-- EXERCISE --
Say how many lines in the data below contain the word "chart", and give no other text.

Saved entries
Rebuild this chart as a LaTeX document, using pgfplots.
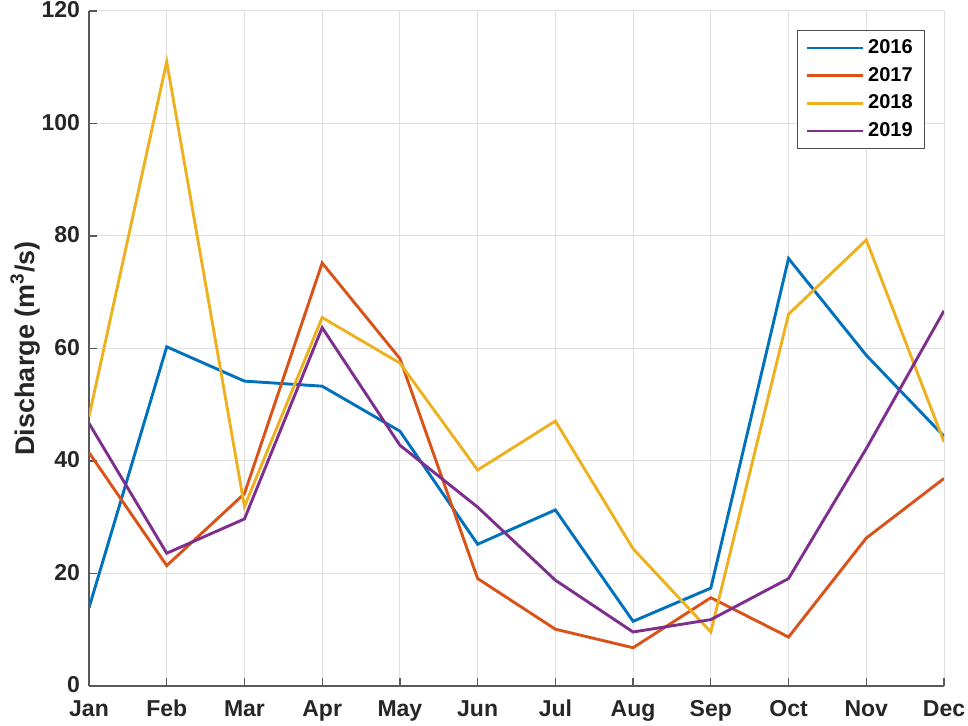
\documentclass[border=0pt]{standalone}
\usepackage{pgfplots}
\pgfplotsset{compat=1.18}
\usepackage{fontspec}
\setmainfont{Liberation Sans}
\definecolor{c1}{rgb}{0,0.447,0.741}
\definecolor{c2}{rgb}{0.85,0.325,0.098}
\definecolor{c3}{rgb}{0.929,0.694,0.125}
\definecolor{c4}{rgb}{0.494,0.184,0.556}
\begin{document}
\begin{tikzpicture}[x=1pt,y=1pt]
\begin{axis}[name=ax,
  scale only axis, width=427.5pt, height=337.5pt,
  xmin=0, xmax=11, ymin=0, ymax=120,
  xtick={0,...,11},
  xticklabels={Jan,Feb,Mar,Apr,May,Jun,Jul,Aug,Sep,Oct,Nov,Dec},
  ytick={0,20,...,120},
  axis lines=left,
  axis line style={-, draw=black!65, line width=0.6pt},
  tick style={draw=black!65, line width=0.6pt},
  major tick length=4pt,
  tick align=inside,
  grid=major,
  grid style={draw=black!12, line width=0.5pt},
  /pgf/number format/assume math mode=true,
  tick label style={font=\fontsize{11.5}{13}\selectfont\bfseries, text=black!85},
  xticklabel style={anchor=north, text height=8.5pt, text depth=0pt, yshift=-3pt},
  yticklabel style={xshift=-1pt, yshift=0.5pt},
  ylabel={Discharge (m\textsuperscript{3}/s)},
  ylabel style={font=\fontsize{13.5}{15}\selectfont\bfseries, text=black!85, yshift=-6pt},
  legend style={at={(0.978,0.972)}, anchor=north east, draw=black!70, line width=0.5pt,
    font=\fontsize{10}{12}\selectfont\bfseries, inner xsep=4pt, inner ysep=2.5pt,
    row sep=1.4pt},
  legend cell align=left,
  legend image code/.code={\draw[#1, line width=1.3pt] (0pt,0pt) -- (28pt,0pt);},
  every axis plot/.append style={line width=1.45pt},
]
\addplot[c1] coordinates {(0,13.9)(1,60.3)(2,54.2)(3,53.3)(4,45.3)(5,25.2)(6,31.3)(7,11.5)(8,17.4)(9,76.0)(10,58.8)(11,44.4)};
\addplot[c2] coordinates {(0,41.5)(1,21.4)(2,34.2)(3,75.2)(4,58.2)(5,19.1)(6,10.1)(7,6.8)(8,15.7)(9,8.7)(10,26.3)(11,36.9)};
\addplot[c3] coordinates {(0,47.9)(1,111.0)(2,31.9)(3,65.5)(4,57.4)(5,38.4)(6,47.1)(7,24.4)(8,9.6)(9,66.1)(10,79.3)(11,43.4)};
\addplot[c4] coordinates {(0,46.7)(1,23.6)(2,29.7)(3,63.7)(4,42.8)(5,31.8)(6,18.8)(7,9.6)(8,11.8)(9,19.1)(10,42.2)(11,66.7)};
\legend{2016,2017,2018,2019}
\end{axis}
\pgfresetboundingbox
\path ([xshift=-44.5pt, yshift=-20pt]ax.south west) rectangle ([xshift=12pt, yshift=5.5pt]ax.north east);
\end{tikzpicture}
\end{document}
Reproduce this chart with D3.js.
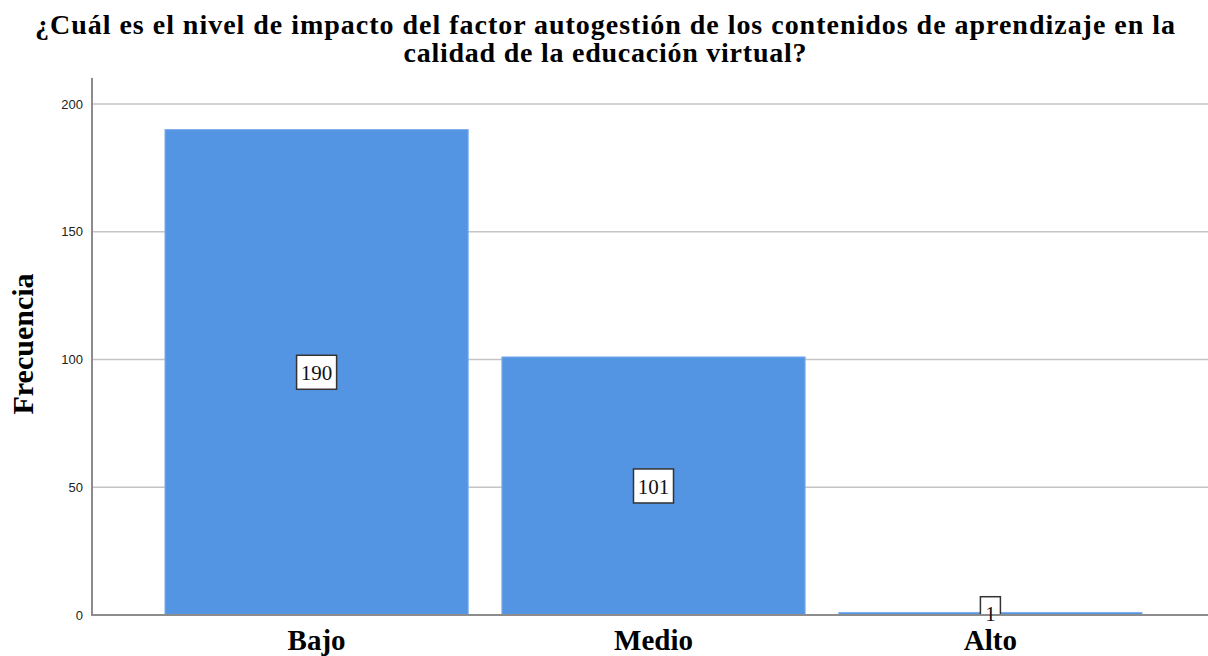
<!DOCTYPE html>
<html>
<head>
<meta charset="utf-8">
<script src="https://cdn.jsdelivr.net/npm/d3@7"></script>
<style>
  body { margin: 0; background: #fff; }
  svg { display: block; }
</style>
</head>
<body>
<div id="chart"></div>
<script>
// data
const categories = ["Bajo", "Medio", "Alto"];
const frequencies = [190, 101, 1];
const yTicks = [0, 50, 100, 150, 200];
const titleLines = [
  "¿Cuál es el nivel de impacto del factor autogestión de los contenidos de aprendizaje en la",
  "calidad de la educación virtual?"
];
const yLabel = "Frecuencia";

const W = 1208, H = 656;
const plot = { left: 92, top: 78, right: 1208, bottom: 615 };
const serif = "'Liberation Serif', 'Times New Roman', serif";

const svg = d3.select("#chart").append("svg")
  .attr("width", W)
  .attr("height", H);

const x = d3.scaleBand()
  .domain(categories)
  .range([plot.left, 1215])
  .paddingInner(0.1)
  .paddingOuter(0.2166);

const y = d3.scaleLinear()
  .domain([0, 200])
  .range([plot.bottom, 104]);

// title, fitted to the measured line widths
const titleWidths = [1140, 403];
svg.append("g")
  .selectAll("text")
  .data(titleLines)
  .join("text")
  .attr("x", 605)
  .attr("y", (d, i) => 34 + i * 28)
  .attr("text-anchor", "middle")
  .attr("textLength", (d, i) => titleWidths[i])
  .attr("lengthAdjust", "spacing")
  .style("font-family", serif)
  .style("font-weight", "bold")
  .style("font-size", "28px")
  .text(d => d);

// gridlines
svg.append("g")
  .selectAll("line")
  .data(yTicks.filter(t => t > 0))
  .join("line")
  .attr("x1", plot.left)
  .attr("x2", plot.right)
  .attr("y1", d => y(d))
  .attr("y2", d => y(d))
  .attr("stroke", "#c4c4c4")
  .attr("stroke-width", 1.5);

// y axis ticks
const yAxis = svg.append("g")
  .attr("transform", `translate(${plot.left},0)`)
  .call(d3.axisLeft(y).tickValues(yTicks).tickSize(0).tickPadding(9));
yAxis.select(".domain").remove();
yAxis.selectAll("text")
  .style("font-family", "'Liberation Sans', Arial, sans-serif")
  .style("font-size", "13px")
  .attr("fill", "#222");

// bars
svg.append("g")
  .selectAll("rect")
  .data(frequencies)
  .join("rect")
  .attr("x", (d, i) => x(categories[i]))
  .attr("y", d => y(d))
  .attr("width", x.bandwidth())
  .attr("height", d => y(0) - y(d))
  .attr("fill", "#5495e3")
  .attr("stroke", "#7fb0ec")
  .attr("stroke-width", 1);

// value labels; the boxes get clipped at the x axis
svg.append("clipPath").attr("id", "plotClip")
  .append("rect")
  .attr("x", plot.left).attr("y", plot.top)
  .attr("width", plot.right - plot.left)
  .attr("height", plot.bottom - plot.top);

const cx = (d, i) => x(categories[i]) + x.bandwidth() / 2;
const cy = d => (y(0) + y(d)) / 2;
const boxW = d => String(d).length * 10 + 10;

svg.append("g")
  .attr("clip-path", "url(#plotClip)")
  .selectAll("rect")
  .data(frequencies)
  .join("rect")
  .attr("x", (d, i) => cx(d, i) - boxW(d) / 2)
  .attr("y", d => cy(d) - 17)
  .attr("width", boxW)
  .attr("height", 34)
  .attr("fill", "#fff")
  .attr("stroke", "#333")
  .attr("stroke-width", 1.5);

// axis lines
svg.append("line")
  .attr("x1", plot.left).attr("x2", plot.left)
  .attr("y1", plot.top).attr("y2", plot.bottom + 1)
  .attr("stroke", "#8c8c8c").attr("stroke-width", 2);
svg.append("line")
  .attr("x1", plot.left).attr("x2", plot.right)
  .attr("y1", plot.bottom).attr("y2", plot.bottom)
  .attr("stroke", "#8c8c8c").attr("stroke-width", 2);

svg.append("g")
  .selectAll("text")
  .data(frequencies)
  .join("text")
  .attr("x", cx)
  .attr("y", cy)
  .attr("text-anchor", "middle")
  .attr("dy", "0.36em")
  .style("font-family", serif)
  .style("font-size", "21px")
  .attr("fill", "#111")
  .text(d => d);

// x category labels
svg.append("g")
  .selectAll("text")
  .data(categories)
  .join("text")
  .attr("x", d => x(d) + x.bandwidth() / 2)
  .attr("y", 650)
  .attr("text-anchor", "middle")
  .style("font-family", serif)
  .style("font-weight", "bold")
  .style("font-size", "29px")
  .text(d => d);

// y axis title
svg.append("text")
  .attr("transform", "translate(33,344) rotate(-90)")
  .attr("text-anchor", "middle")
  .style("font-family", serif)
  .style("font-weight", "bold")
  .style("font-size", "30px")
  .text(yLabel);
</script>
</body>
</html>
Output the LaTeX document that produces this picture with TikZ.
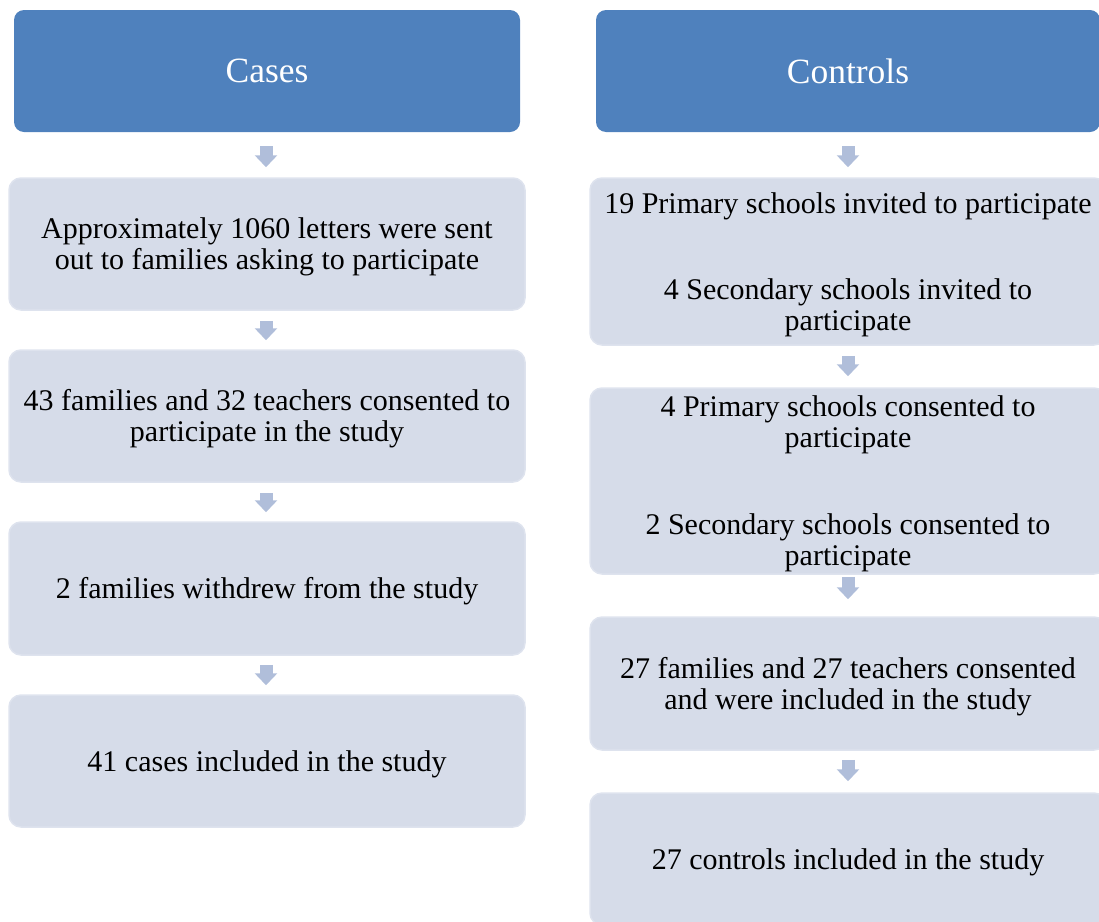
\documentclass[tikz,border=0pt]{standalone}
\usepackage{fontspec}
\setmainfont{Liberation Serif}
\usetikzlibrary{arrows.meta,calc}
\definecolor{headblue}{RGB}{79,129,189}
\definecolor{boxfill}{RGB}{214,220,233}
\definecolor{boxedge}{RGB}{222,227,238}
\definecolor{arrowc}{RGB}{176,190,218}
\begin{document}
\begin{tikzpicture}[x=1pt,y=-1pt,
  header/.style={draw=none,fill=headblue,rounded corners=10pt,text=white,
    minimum height=122pt,inner sep=0pt,font=\fontsize{35.5}{40}\selectfont},
  stagebox/.style={draw=boxedge,line width=1.5pt,fill=boxfill,rounded corners=12pt,
    minimum width=516pt,inner sep=0pt},
  boxtext/.style={align=center,inner sep=0pt,yshift=-3pt,font=\fontsize{30}{31}\selectfont},
  flowarrow/.style={draw=arrowc,line width=13pt,
    -{Triangle[width=22pt,length=12pt]}}]
\useasboundingbox (0,0) rectangle (1099,921);
\begin{scope}
\clip (0,0) rectangle (1099,921);
% Cases column
\node[header,minimum width=506pt] (hc) at (267,71) {Cases};
\node[stagebox,minimum height=132pt,label={[boxtext]center:{Approximately 1060 letters were sent\\out to families asking to participate}}] (l1) at (267,244) {};
\node[stagebox,minimum height=132pt,label={[boxtext]center:{43 families and 32 teachers consented to\\participate in the study}}] (l2) at (267,416) {};
\node[stagebox,minimum height=133pt,label={[boxtext]center:{2 families withdrew from the study}}] (l3) at (267,588.5) {};
\node[stagebox,minimum height=132pt,label={[boxtext]center:{41 cases included in the study}}] (l4) at (267,761) {};
% Controls column
\node[header,minimum width=504pt] (hk) at (848,71) {Controls};
\node[stagebox,minimum height=167pt,label={[boxtext]center:{19 Primary schools invited to participate\\[55pt]4 Secondary schools invited to\\participate}}] (r1) at (848,261.5) {};
\node[stagebox,minimum height=186pt,label={[boxtext]center:{4 Primary schools consented to\\participate\\[56pt]2 Secondary schools consented to\\participate}}] (r2) at (848,481) {};
\node[stagebox,minimum height=133pt,label={[boxtext]center:{27 families and 27 teachers consented\\and were included in the study}}] (r3) at (848,683.5) {};
\node[stagebox,minimum height=132pt,label={[boxtext]center:{27 controls included in the study}}] (r4) at (848,859) {};
% arrows
\draw[flowarrow] ($(hc.south)+(-1,14)$) -- ($(l1.north)+(-1,-10)$);
\draw[flowarrow] ($(l1.south)+(-1,10)$) -- ($(l2.north)+(-1,-9)$);
\draw[flowarrow] ($(l2.south)+(-1,10)$) -- ($(l3.north)+(-1,-9)$);
\draw[flowarrow] ($(l3.south)+(-1,9)$) -- ($(l4.north)+(-1,-9)$);
\draw[flowarrow] ($(hk.south)+(0,14)$) -- ($(r1.north)+(0,-10)$);
\draw[flowarrow] ($(r1.south)+(0,10)$) -- ($(r2.north)+(0,-11)$);
\draw[flowarrow] ($(r2.south)+(0,2)$) -- ($(r3.north)+(0,-17)$);
\draw[flowarrow] ($(r3.south)+(0,9)$) -- ($(r4.north)+(0,-11)$);
\end{scope}
\end{tikzpicture}
\end{document}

-- TASK RESULT --
4